Exercise details
List each line of the data that holds the word "chart".

[START Source data]

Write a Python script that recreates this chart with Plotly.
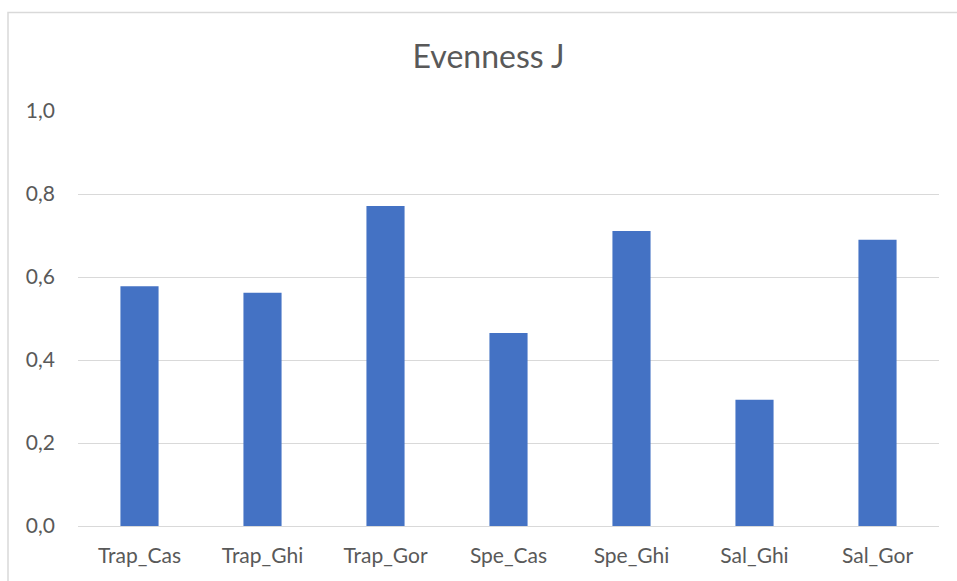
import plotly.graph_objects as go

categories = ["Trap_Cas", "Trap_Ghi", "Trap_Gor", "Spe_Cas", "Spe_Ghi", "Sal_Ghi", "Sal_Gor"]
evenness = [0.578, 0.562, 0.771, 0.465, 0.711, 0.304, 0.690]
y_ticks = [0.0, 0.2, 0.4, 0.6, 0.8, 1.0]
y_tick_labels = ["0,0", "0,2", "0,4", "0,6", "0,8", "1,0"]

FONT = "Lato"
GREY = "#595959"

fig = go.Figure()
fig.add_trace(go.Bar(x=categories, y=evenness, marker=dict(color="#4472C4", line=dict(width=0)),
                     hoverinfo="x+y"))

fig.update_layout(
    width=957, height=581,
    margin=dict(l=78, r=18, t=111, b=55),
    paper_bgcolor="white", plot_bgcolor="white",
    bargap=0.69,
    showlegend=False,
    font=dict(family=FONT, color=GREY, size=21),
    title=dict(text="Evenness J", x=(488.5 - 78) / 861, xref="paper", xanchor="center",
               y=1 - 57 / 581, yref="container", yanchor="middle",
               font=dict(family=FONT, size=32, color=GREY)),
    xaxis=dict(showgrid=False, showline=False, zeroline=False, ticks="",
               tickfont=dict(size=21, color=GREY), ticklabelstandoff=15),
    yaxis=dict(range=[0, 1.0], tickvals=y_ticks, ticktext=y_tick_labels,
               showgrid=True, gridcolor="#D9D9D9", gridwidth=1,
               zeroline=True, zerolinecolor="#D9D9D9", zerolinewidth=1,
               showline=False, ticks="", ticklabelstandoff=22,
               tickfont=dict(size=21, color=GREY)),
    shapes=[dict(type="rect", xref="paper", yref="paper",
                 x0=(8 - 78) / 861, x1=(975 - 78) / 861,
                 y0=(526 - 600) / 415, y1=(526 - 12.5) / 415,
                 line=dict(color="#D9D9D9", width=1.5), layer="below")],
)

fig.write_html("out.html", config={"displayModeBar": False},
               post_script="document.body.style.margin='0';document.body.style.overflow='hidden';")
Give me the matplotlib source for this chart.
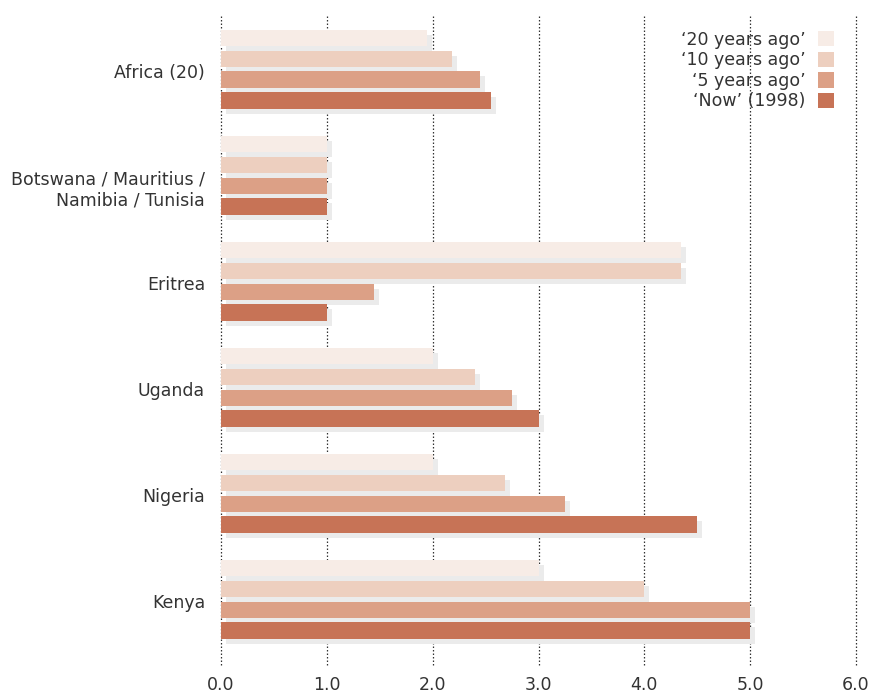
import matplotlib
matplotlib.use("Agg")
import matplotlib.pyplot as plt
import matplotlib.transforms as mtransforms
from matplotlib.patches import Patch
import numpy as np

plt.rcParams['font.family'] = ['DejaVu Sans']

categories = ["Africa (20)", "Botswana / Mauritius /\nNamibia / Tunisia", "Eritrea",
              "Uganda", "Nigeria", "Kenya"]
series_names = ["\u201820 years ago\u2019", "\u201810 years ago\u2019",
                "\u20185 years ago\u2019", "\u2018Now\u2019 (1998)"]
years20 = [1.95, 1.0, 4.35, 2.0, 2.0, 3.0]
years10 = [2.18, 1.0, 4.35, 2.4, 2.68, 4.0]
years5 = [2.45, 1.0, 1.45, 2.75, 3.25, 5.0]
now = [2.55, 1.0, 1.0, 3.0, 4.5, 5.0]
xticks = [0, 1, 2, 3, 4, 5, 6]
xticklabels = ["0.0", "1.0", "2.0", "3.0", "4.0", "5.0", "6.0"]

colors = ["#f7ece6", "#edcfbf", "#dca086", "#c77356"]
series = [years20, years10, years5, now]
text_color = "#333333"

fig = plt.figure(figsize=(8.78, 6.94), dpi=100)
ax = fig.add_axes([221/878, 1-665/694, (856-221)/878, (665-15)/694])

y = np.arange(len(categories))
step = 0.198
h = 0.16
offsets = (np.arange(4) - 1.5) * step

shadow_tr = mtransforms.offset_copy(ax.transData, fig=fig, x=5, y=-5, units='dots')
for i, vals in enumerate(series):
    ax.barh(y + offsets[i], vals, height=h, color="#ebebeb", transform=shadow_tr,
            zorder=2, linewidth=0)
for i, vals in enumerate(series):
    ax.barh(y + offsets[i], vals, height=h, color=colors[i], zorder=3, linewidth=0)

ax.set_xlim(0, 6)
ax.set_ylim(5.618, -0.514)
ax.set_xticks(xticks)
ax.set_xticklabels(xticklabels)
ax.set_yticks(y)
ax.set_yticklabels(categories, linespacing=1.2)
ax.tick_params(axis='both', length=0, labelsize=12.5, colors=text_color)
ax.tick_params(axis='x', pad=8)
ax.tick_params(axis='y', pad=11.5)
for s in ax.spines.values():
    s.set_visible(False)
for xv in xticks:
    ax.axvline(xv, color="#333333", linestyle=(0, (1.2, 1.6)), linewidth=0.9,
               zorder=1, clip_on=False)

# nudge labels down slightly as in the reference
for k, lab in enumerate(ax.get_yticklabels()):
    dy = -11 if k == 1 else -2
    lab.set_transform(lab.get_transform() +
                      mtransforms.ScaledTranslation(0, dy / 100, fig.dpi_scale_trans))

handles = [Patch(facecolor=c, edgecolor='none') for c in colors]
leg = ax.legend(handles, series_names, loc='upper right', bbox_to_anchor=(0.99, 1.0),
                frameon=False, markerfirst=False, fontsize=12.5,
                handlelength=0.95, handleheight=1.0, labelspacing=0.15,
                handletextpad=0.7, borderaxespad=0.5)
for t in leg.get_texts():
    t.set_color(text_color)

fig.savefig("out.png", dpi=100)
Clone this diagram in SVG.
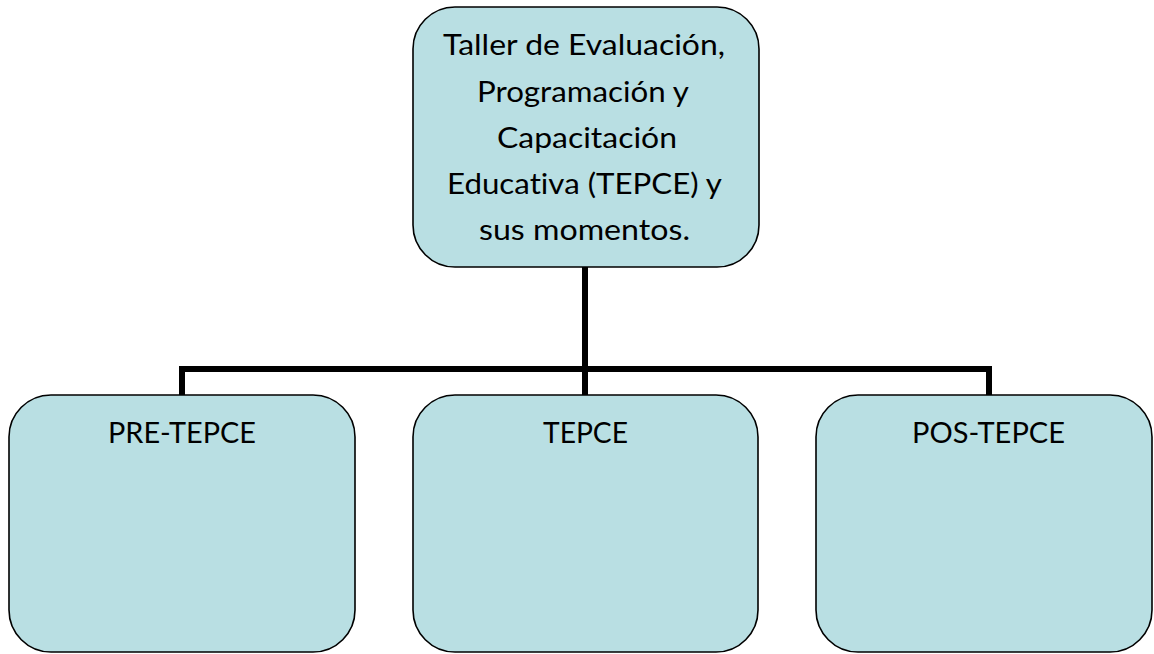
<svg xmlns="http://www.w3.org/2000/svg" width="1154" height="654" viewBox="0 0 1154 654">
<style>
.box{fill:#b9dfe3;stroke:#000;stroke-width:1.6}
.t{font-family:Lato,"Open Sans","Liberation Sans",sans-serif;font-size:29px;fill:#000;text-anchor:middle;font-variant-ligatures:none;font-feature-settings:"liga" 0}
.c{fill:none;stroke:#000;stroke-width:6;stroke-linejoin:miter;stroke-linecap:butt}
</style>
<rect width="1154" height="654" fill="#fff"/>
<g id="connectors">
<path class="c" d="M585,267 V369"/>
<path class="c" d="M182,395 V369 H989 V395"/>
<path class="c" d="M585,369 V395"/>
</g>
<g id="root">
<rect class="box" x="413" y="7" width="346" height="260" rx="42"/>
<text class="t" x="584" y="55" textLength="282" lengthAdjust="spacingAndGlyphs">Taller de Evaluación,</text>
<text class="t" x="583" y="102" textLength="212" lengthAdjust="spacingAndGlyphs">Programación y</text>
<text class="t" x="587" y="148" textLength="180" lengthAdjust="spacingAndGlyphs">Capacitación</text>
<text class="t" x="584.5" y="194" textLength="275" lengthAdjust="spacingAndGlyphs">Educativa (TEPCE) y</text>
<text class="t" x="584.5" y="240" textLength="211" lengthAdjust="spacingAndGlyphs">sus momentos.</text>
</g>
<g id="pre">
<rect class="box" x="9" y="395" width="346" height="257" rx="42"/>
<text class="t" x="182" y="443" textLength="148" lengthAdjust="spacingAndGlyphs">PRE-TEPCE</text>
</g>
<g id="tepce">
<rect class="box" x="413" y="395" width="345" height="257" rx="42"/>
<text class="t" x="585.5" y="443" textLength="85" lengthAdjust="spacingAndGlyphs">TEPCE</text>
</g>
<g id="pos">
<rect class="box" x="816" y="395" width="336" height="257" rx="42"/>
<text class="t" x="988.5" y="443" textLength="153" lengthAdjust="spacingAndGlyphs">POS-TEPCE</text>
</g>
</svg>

[END Source data]

Finished answer
Write a Python script that recreates this chart with Plotly.
Give me the matplotlib source for this chart.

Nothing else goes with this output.